A new study from Lund University in Sweden, University College London, and the University of California, Merced is changing our perspective on “morality.” Past research has found links between eye movement and the decision-making process, with UCL Professor Daniel Richardson explaining in a recent press release how a person's gaze could predict what item on a menu they would choose. Working off this, the international team wondered that if small decisions were heavily dependent on eye movement, would the same stand true for moral decisions?

"We hypothesized that many of your moral decisions may arise 'on the fly' as a result of how you look at and interact with your environment," Michael Spivey from the University of California, Merced explained in the press release.

A Trick Of The Eye

In order to prove this hypothesis, the researchers had volunteers make complex moral decisions in a lab setting. Volunteers were asked to ruminate about questions, such as “Is murder sometimes justifiable?” while, without their knowledge, researchers tracked their eye movements using eye-tracking technology. The volunteers were shown two answers, with each representing a different moral stance. For each trial, a “target alternative” was chosen as what the researchers would aim to manipulate volunteers to choose. In order to manipulate volunteers to choose the predetermined target, the researchers asked volunteers to immediately make their decision once the eye-tracker determined they had looked at the target for a certain amount of time.

Results showed that, overall, when manipulated, participants chose the “random alternative” as their moral choice 58 percent of the time, compared with only 50 percent of the time without manipulation. This suggests that our morality is not as set in stone as we think and can be manipulated by a simple "trick of the eye."

"What we find in this study is that the precise timing of our decisions can be a powerful influence on the choices that we end up making. The process of arriving at a moral decision is not only reflected in people's eye gaze but can also be determined by it," Philip Pärnamets, one of the authors from the University of Lund, explained in the press release.

Interplay Between Sight And Mind

The implications can be exciting or unsettling, depending on how you view it.
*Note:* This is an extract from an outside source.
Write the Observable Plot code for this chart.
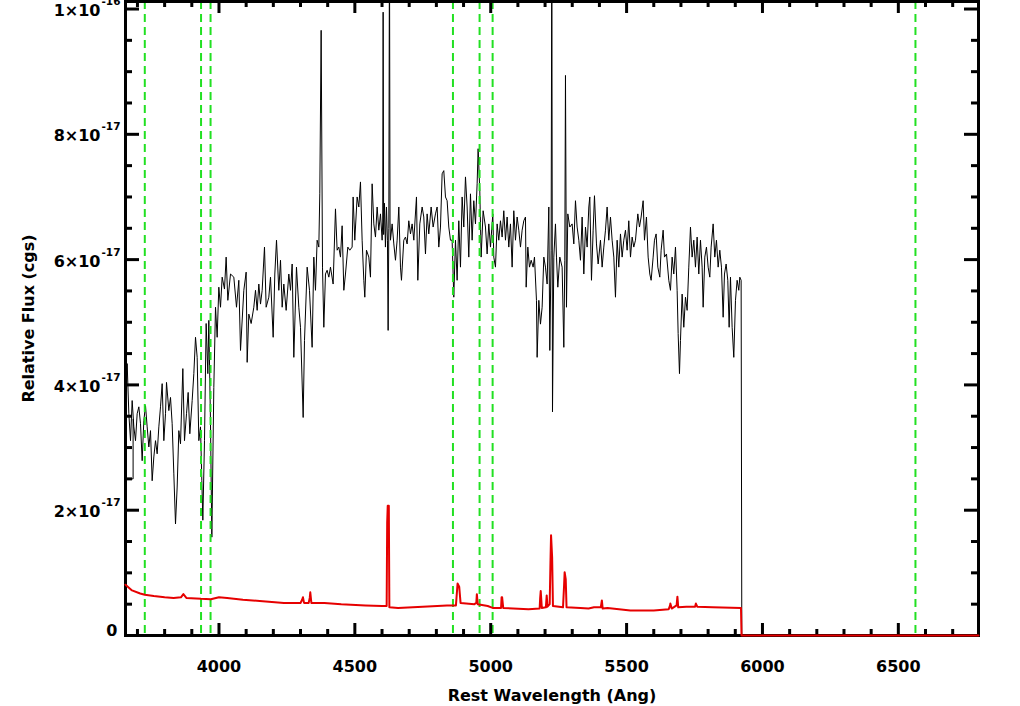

For example, it shows just how closely our thought process and vision are linked. However, it also sheds light on just how vulnerable human judgment is to outside manipulation.

“The same interplay between the brain the hand and the eye that plays out when we reach for a cup of coffee is also involved in reasoning if something is morally right or wrong,” explained Daniel Richardson, one of the authors of the study from University College London.